What you have to do:
Copy exactly the lines from the start of the material through the line with "and Operator Updates</div>". Pictures stay out of the copy.
:::::
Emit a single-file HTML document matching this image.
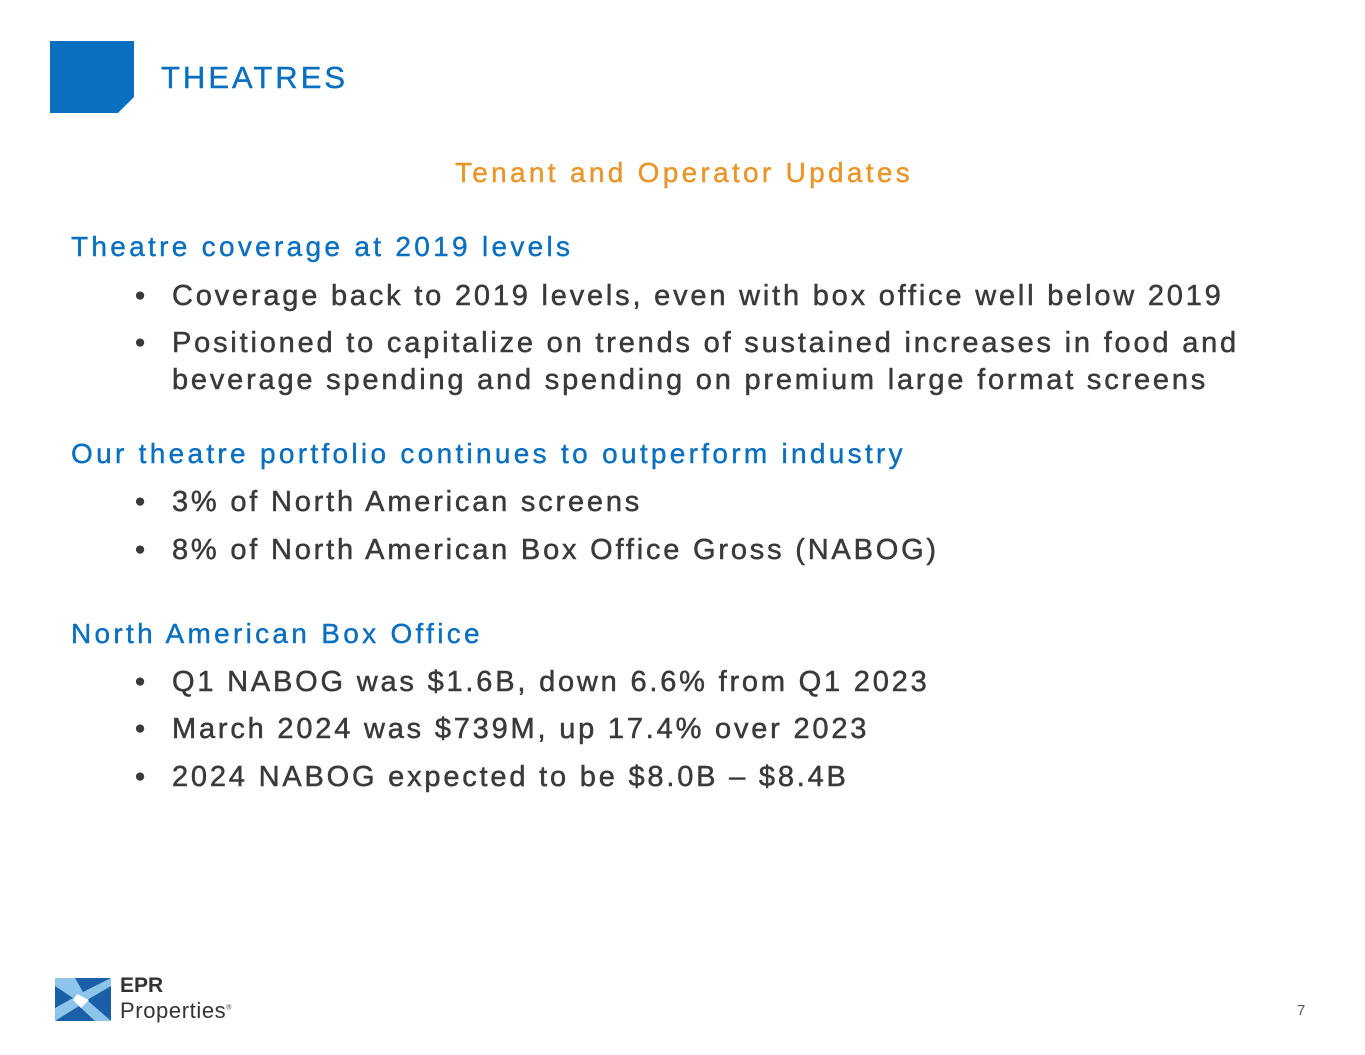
<!DOCTYPE html>
<html><head><meta charset="utf-8"><style>
body{margin:0;width:1365px;height:1055px;background:#fff;position:relative;overflow:hidden;font-family:"Liberation Sans",sans-serif}
.a{position:absolute;white-space:nowrap}
.h{color:#0a6fbf;font-size:28px;letter-spacing:3.3px;-webkit-text-stroke:0.4px #0a6fbf}
.b{color:#3a3a3a;font-size:29px;letter-spacing:2.8px;-webkit-text-stroke:0.5px #3a3a3a}
.dot{position:absolute;left:-37px;letter-spacing:0}
</style></head><body>
<svg class="a" style="left:50px;top:41px" width="85" height="73"><polygon points="0,0 84,0 84,56 68,72 0,72" fill="#0a6fbf"/></svg>
<div class="a" style="left:161px;top:60px;color:#0a6fbf;font-size:31px;letter-spacing:3px;-webkit-text-stroke:0.4px #0a6fbf">THEATRES</div>
<div class="a" style="left:455px;top:157px;color:#e8962a;font-size:28px;letter-spacing:3.3px;-webkit-text-stroke:0.4px #e8962a">Tenant and Operator Updates</div>

<div class="a h" style="left:71px;top:231px">Theatre coverage at 2019 levels</div>
<div class="a b" style="left:172px;top:280px"><span class="dot">•</span>Coverage back to 2019 levels, even with box office well below 2019</div>
<div class="a b" style="left:172px;top:327px"><span class="dot">•</span>Positioned to capitalize on trends of sustained increases in food and</div>
<div class="a b" style="left:172px;top:364px">beverage spending and spending on premium large format screens</div>

<div class="a h" style="left:71px;top:438px">Our theatre portfolio continues to outperform industry</div>
<div class="a b" style="left:172px;top:486px"><span class="dot">•</span>3% of North American screens</div>
<div class="a b" style="left:172px;top:534px"><span class="dot">•</span>8% of North American Box Office Gross (NABOG)</div>

<div class="a h" style="left:71px;top:618px">North American Box Office</div>
<div class="a b" style="left:172px;top:666px"><span class="dot">•</span>Q1 NABOG was $1.6B, down 6.6% from Q1 2023</div>
<div class="a b" style="left:172px;top:713px"><span class="dot">•</span>March 2024 was $739M, up 17.4% over 2023</div>
<div class="a b" style="left:172px;top:761px"><span class="dot">•</span>2024 NABOG expected to be $8.0B – $8.4B</div>

<svg class="a" style="left:55px;top:978px" width="56" height="43">
<rect width="56" height="43" rx="2" fill="#1b5fa8"/>
<polygon points="0,0 20,0 28,14 56,0 56,8 32,22 56,43 40,43 24,28 0,43 0,30 18,20 0,8" fill="#8cc4ea"/>
<polygon points="22,16 34,22 26,30 18,22" fill="#fff"/>
</svg>
<div class="a" style="left:120px;top:974px;font-size:21px;font-weight:bold;color:#333">EPR</div>
<div class="a" style="left:120px;top:998px;font-size:22px;letter-spacing:0.6px;color:#333">Properties<sup style="font-size:7px">®</sup></div>
<div class="a" style="left:1297px;top:1002px;font-size:15px;color:#555">7</div>
</body></html>
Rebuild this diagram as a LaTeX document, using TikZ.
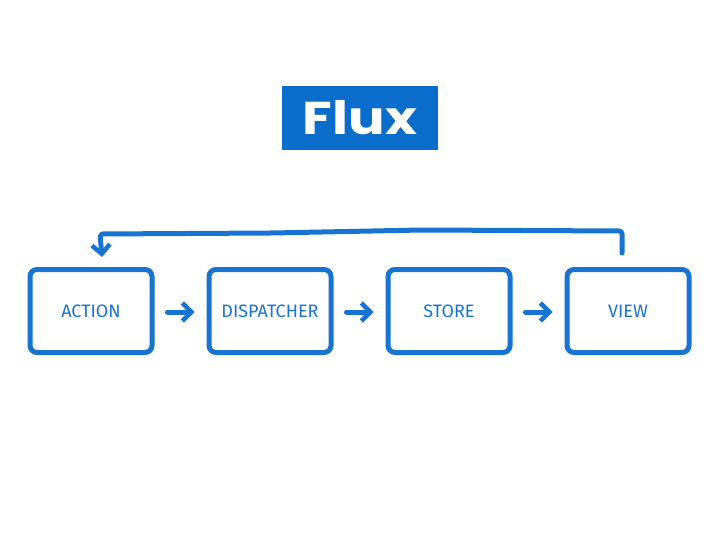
\documentclass[tikz,border=0pt]{standalone}
\usepackage{fontspec}
\setmainfont{Fira Sans}
\newfontfamily\titlefont{Poppins}
\usetikzlibrary{arrows.meta}
\definecolor{fluxblue}{HTML}{0A6CCB}
\definecolor{linkblue}{HTML}{1874D2}
\tikzset{
  fluxbox/.style={draw=linkblue, line width=5pt, rounded corners=7pt, minimum width=122pt, minimum height=83pt, text=linkblue, font=\fontsize{18}{20}\selectfont},
  flow/.style={draw=linkblue, line width=5pt, line cap=round, line join=round, -{Straight Barb[length=9pt,width=18pt,line width=4.5pt]}},
}
\begin{document}
\begin{tikzpicture}[x=1pt,y=-1pt]
\useasboundingbox (0,0) rectangle (720,540);
\node[fill=fluxblue, minimum width=156pt, minimum height=64pt, inner sep=0pt, text=white, font=\titlefont\bfseries\fontsize{46}{46}\selectfont] (title) at (360,118) {\scalebox{1.18}[1]{Flux}};
\node[fluxbox] (action) at (91,311) {ACTION};
\node[fluxbox] (disp) at (270,311) {DISPATCHER};
\node[fluxbox] (store) at (449,311) {STORE};
\node[fluxbox] (view) at (628,311) {VIEW};
\draw[flow] ([xshift=13pt,yshift=-1pt]action.east) -- ([xshift=-12pt,yshift=-1pt]disp.west);
\draw[flow] ([xshift=13pt,yshift=-1pt]disp.east) -- ([xshift=-12pt,yshift=-1pt]store.west);
\draw[flow] ([xshift=13pt,yshift=-1pt]store.east) -- ([xshift=-12pt,yshift=-1pt]view.west);
\draw[flow, rounded corners=3pt] ([xshift=-6pt,yshift=14pt]view.north) coordinate (v0) -- ++(0,-22) -- ++(-200,-1) -- ++(-150,3) -- ++(-172,1) -- ([xshift=11pt,yshift=10pt]action.north);
\end{tikzpicture}
\end{document}
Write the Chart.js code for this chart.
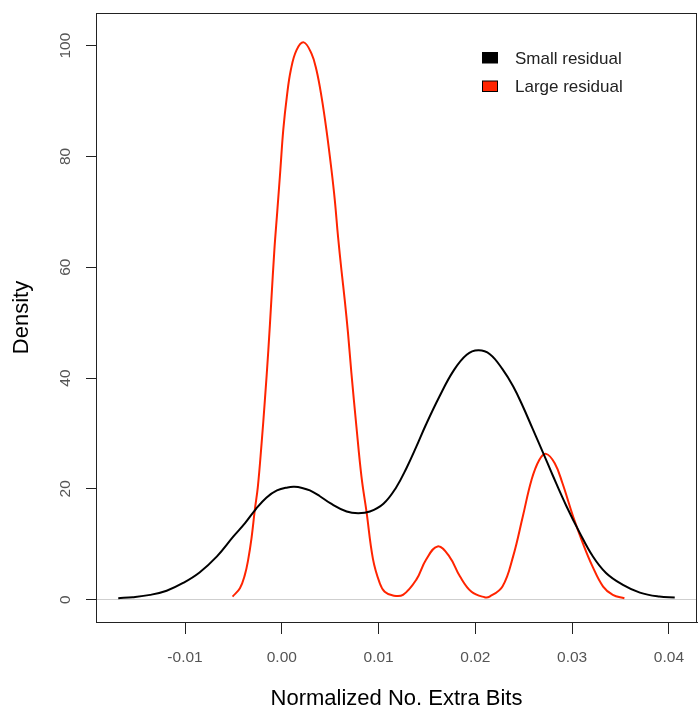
<!DOCTYPE html>
<html>
<head>
<meta charset="utf-8">
<script src="https://cdn.jsdelivr.net/npm/chart.js@4"></script>
<style>
  html, body { margin: 0; padding: 0; background: #fff; }
  canvas { display: block; }
</style>
</head>
<body>
<canvas id="chart" width="698" height="709"></canvas>
<script>
// Density estimates
const smallX = [-0.0169, -0.0154, -0.0136, -0.0119, -0.0102, -0.0085, -0.0067, -0.0050, -0.0038, -0.0027, -0.0016, -0.0005, 0.0006, 0.0013, 0.0021, 0.0029, 0.0039, 0.0050, 0.0067, 0.0079, 0.0091, 0.0105, 0.0118, 0.0129, 0.0139, 0.0149, 0.0163, 0.0177, 0.0191, 0.0203, 0.0215, 0.0228, 0.0239, 0.0249, 0.0259, 0.0270, 0.0280, 0.0294, 0.0308, 0.0321, 0.0335, 0.0352, 0.0370, 0.0390, 0.0406];
const smallY = [0.25, 0.43, 0.85, 1.6, 3.0, 4.9, 7.8, 11.4, 13.8, 16.3, 18.4, 19.7, 20.25, 20.35, 20.15, 19.7, 18.7, 17.4, 15.9, 15.6, 15.9, 17.3, 20.2, 23.8, 27.6, 31.6, 36.7, 41.2, 44.2, 45.0, 44.3, 41.6, 38.5, 34.9, 30.9, 26.5, 22.4, 16.9, 12.0, 7.9, 4.8, 2.7, 1.26, 0.54, 0.36];

const largeX = [-0.00509, -0.00433, -0.00382, -0.00348, -0.00313, -0.00279, -0.00248, -0.00209, -0.00175, -0.00139, -0.00108, -0.00077, -0.00046, -0.00015, 0.00015, 0.00052, 0.00093, 0.00152, 0.00227, 0.00306, 0.00358, 0.00410, 0.00461, 0.00513, 0.00547, 0.00581, 0.00616, 0.00650, 0.00684, 0.00719, 0.00771, 0.00823, 0.00874, 0.00942, 0.01011, 0.01063, 0.01149, 0.01252, 0.0139, 0.0149, 0.0161, 0.0173, 0.0184, 0.0196, 0.02095, 0.02147, 0.0228, 0.0239, 0.0249, 0.0258, 0.0266, 0.0273, 0.0282, 0.0290, 0.0301, 0.0311, 0.0321, 0.0332, 0.0342, 0.0354];
const largeY = [0.54, 2.06, 4.46, 7.17, 11.1, 16.2, 20.3, 28.2, 36.0, 45.1, 54.1, 63.1, 70.3, 77.6, 84.8, 90.8, 95.6, 99.2, 100.6, 98.6, 95.6, 90.8, 84.8, 77.6, 72.2, 65.5, 59.5, 54.1, 48.1, 40.9, 31.2, 22.2, 16.0, 7.3, 3.0, 1.4, 0.72, 0.85, 3.6, 7.2, 9.6, 7.8, 4.2, 1.4, 0.43, 0.54, 2.35, 7.8, 15.0, 21.6, 25.2, 26.3, 24.6, 21.0, 15.0, 10.2, 6.0, 2.35, 0.85, 0.25];

const xTicks = [-0.01, 0.00, 0.01, 0.02, 0.03, 0.04];
const xTickLabels = ['-0.01', '0.00', '0.01', '0.02', '0.03', '0.04'];
const yTicks = [0, 20, 40, 60, 80, 100];
const yTickLabels = ['0', '20', '40', '60', '80', '100'];

const seriesNames = ['Small residual', 'Large residual'];
const seriesColors = ['#000000', '#ff2400'];

const FONT = "'Liberation Sans', Arial, sans-serif";

function toPoints(xs, ys) {
    return xs.map((x, i) => ({ x: x, y: ys[i] }));
}

// Text, legend and frame drawn R-style on top of the chart
const rStylePlugin = {
    id: 'rStyle',
    afterDraw(chart) {
        const ctx = chart.ctx;
        const area = chart.chartArea;
        const xs = chart.scales.x;
        const ys = chart.scales.y;

        ctx.save();

        // frame
        ctx.strokeStyle = '#222';
        ctx.lineWidth = 1;
        ctx.strokeRect(Math.round(area.left) + 0.5, Math.round(area.top) + 0.5,
            Math.round(area.right - area.left) - 1, Math.round(area.bottom - area.top));

        // x tick labels
        ctx.fillStyle = '#555';
        ctx.font = '15.5px ' + FONT;
        ctx.textAlign = 'center';
        ctx.textBaseline = 'alphabetic';
        xTicks.forEach((v, i) => {
            ctx.fillText(xTickLabels[i], xs.getPixelForValue(v), 662);
        });

        // y tick labels (rotated)
        yTicks.forEach((v, i) => {
            ctx.save();
            ctx.translate(70, ys.getPixelForValue(v));
            ctx.rotate(-Math.PI / 2);
            ctx.fillText(yTickLabels[i], 0, 0);
            ctx.restore();
        });

        // axis titles
        ctx.fillStyle = '#000';
        ctx.font = '22px ' + FONT;
        ctx.fillText('Normalized No. Extra Bits', (area.left + area.right) / 2, 705);
        ctx.save();
        ctx.translate(28, (area.top + area.bottom) / 2);
        ctx.rotate(-Math.PI / 2);
        ctx.fillText('Density', 0, 0);
        ctx.restore();

        // legend
        ctx.font = '17px ' + FONT;
        ctx.textAlign = 'left';
        const rows = [57.5, 86];
        seriesNames.forEach((name, i) => {
            const cy = rows[i];
            ctx.fillStyle = seriesColors[i];
            ctx.fillRect(482.5, cy - 5, 15, 10.5);
            ctx.strokeStyle = '#000';
            ctx.strokeRect(482.5, cy - 5, 15, 10.5);
            ctx.fillStyle = '#222';
            ctx.fillText(name, 515, cy + 6);
        });

        ctx.restore();
    }
};

const ctx = document.getElementById('chart').getContext('2d');
new Chart(ctx, {
    type: 'line',
    data: {
        datasets: [
            {
                label: seriesNames[0],
                data: toPoints(smallX, smallY),
                borderColor: seriesColors[0],
                borderWidth: 2,
                pointRadius: 0,
                tension: 0.4,
                fill: false
            },
            {
                label: seriesNames[1],
                data: toPoints(largeX, largeY),
                borderColor: seriesColors[1],
                borderWidth: 2,
                pointRadius: 0,
                tension: 0.4,
                fill: false
            }
        ]
    },
    options: {
        responsive: false,
        devicePixelRatio: 1,
        animation: false,
        layout: { padding: { left: 0, top: 13, right: 1, bottom: 0 } },
        plugins: {
            legend: { display: false },
            tooltip: { enabled: false }
        },
        scales: {
            x: {
                type: 'linear',
                min: -0.0192,
                max: 0.0429,
                afterBuildTicks: s => { s.ticks = xTicks.map(v => ({ value: v })); },
                afterFit: s => { s.height = 87; },
                ticks: { display: false },
                grid: {
                    drawOnChartArea: false,
                    drawTicks: true,
                    tickLength: 12,
                    tickColor: '#222'
                },
                border: { display: true, color: '#222', width: 1 }
            },
            y: {
                type: 'linear',
                min: -4.05,
                max: 105.9,
                afterBuildTicks: s => { s.ticks = yTicks.map(v => ({ value: v })); },
                afterFit: s => { s.width = 96; },
                ticks: { display: false },
                grid: {
                    drawOnChartArea: true,
                    drawTicks: true,
                    tickLength: 10,
                    tickColor: '#222',
                    color: c => (c.tick && c.tick.value === 0) ? '#cfcfcf' : 'rgba(0,0,0,0)'
                },
                border: { display: true, color: '#222', width: 1 }
            }
        }
    },
    plugins: [rStylePlugin]
});
</script>
</body>
</html>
:::::
The output:
Emit a single-file HTML document matching this image.
<!DOCTYPE html>
<html><head><meta charset="utf-8"><style>
body{margin:0;width:1365px;height:1055px;background:#fff;position:relative;overflow:hidden;font-family:"Liberation Sans",sans-serif}
.a{position:absolute;white-space:nowrap}
.h{color:#0a6fbf;font-size:28px;letter-spacing:3.3px;-webkit-text-stroke:0.4px #0a6fbf}
.b{color:#3a3a3a;font-size:29px;letter-spacing:2.8px;-webkit-text-stroke:0.5px #3a3a3a}
.dot{position:absolute;left:-37px;letter-spacing:0}
</style></head><body>
<svg class="a" style="left:50px;top:41px" width="85" height="73"><polygon points="0,0 84,0 84,56 68,72 0,72" fill="#0a6fbf"/></svg>
<div class="a" style="left:161px;top:60px;color:#0a6fbf;font-size:31px;letter-spacing:3px;-webkit-text-stroke:0.4px #0a6fbf">THEATRES</div>
<div class="a" style="left:455px;top:157px;color:#e8962a;font-size:28px;letter-spacing:3.3px;-webkit-text-stroke:0.4px #e8962a">Tenant and Operator Updates</div>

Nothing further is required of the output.